Received: 2 July 2018
Accepted: 20 August 2018

Abstract

Context. The location of young sources in the Galaxy suggests a four-armed spiral structure, whereas tangential points of spiral arms observed in the integrated light at infrared and radio wavelengths indicate that only two arms are massive.

Aims. Variable extinction in the Galactic plane and high light-to-mass ratios of young sources make it difficult to judge the total mass associated with the arms outlined by such tracers. The current objective is to estimate the mass associated with the Sagittarius arm by means of the kinematics of the stars across it.

Methods. Spectra of 1726 candidate B- and A-type stars within 3^◦ of the Galactic center (GC) were obtained with the FLAMES instrument at the VLT with a resolution of ≈6000 in the spectral range of 396–457 nm. Radial velocities were derived by least-squares fits of the spectra to synthetic ones. The final sample was limited to 1507 stars with either Gaia DR2 parallaxes or main-sequence B-type stars having reliable spectroscopic distances.

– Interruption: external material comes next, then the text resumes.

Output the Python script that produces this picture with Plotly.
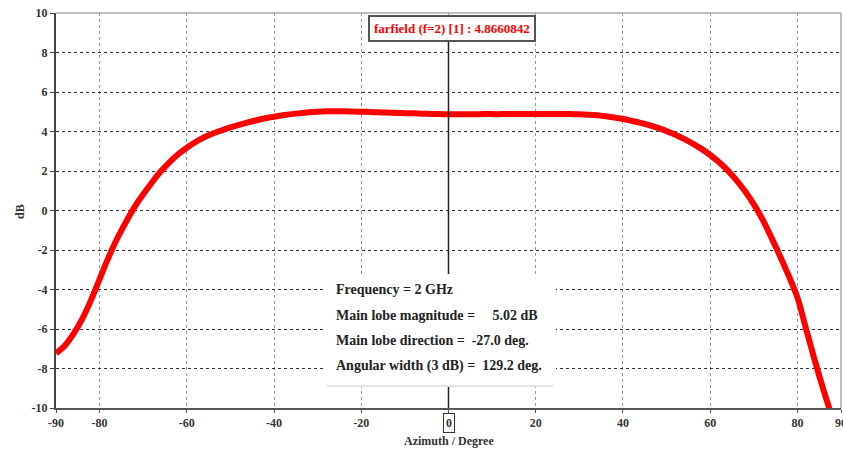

Results. The solar peculiar motion in the direction of the GC relative to the local standard of rest (LSR) was estimated to U_⊙ = 10.7 ± 1.3kms⁻¹. The variation in the median radial velocity relative to the LSR as a function of distance from the sun shows a gradual increase from slightly negative values near the sun to almost 5 km s⁻¹ at a distance of around 4 kpc. A sinusoidal function with an amplitude of 3.4 ± 1.3kms⁻¹ and a maximum at 4.0 ± 0.6 kpc inside the sun is the best fit to the data. A positive median radial velocity relative to the LSR around 1.8 kpc, the expected distance to the Sagittarius arm, can be excluded at a 99% level of confidence. A marginal peak detected at this distance may be associated with stellar streams in the star-forming regions, but it is too narrow to be associated with a major arm feature.

Conclusions. A comparison with test-particle simulations in a fixed galactic potential with an imposed spiral pattern shows the best agreement with a two-armed spiral potential having the Scutum–Crux arm as the next major inner arm. A relative radial forcing dF_r ≈ 1.5% and a pattern speed in the range of 20–30 km s⁻¹ kpc⁻¹ yield the best fit. The lack of a positive velocity perturbation in the region around the Sagittarius arm excludes it from being a major arm. Thus, the main spiral potential of the Galaxy is two-armed, while the Sagittarius arm is an inter-arm feature with only a small mass perturbation associated with it.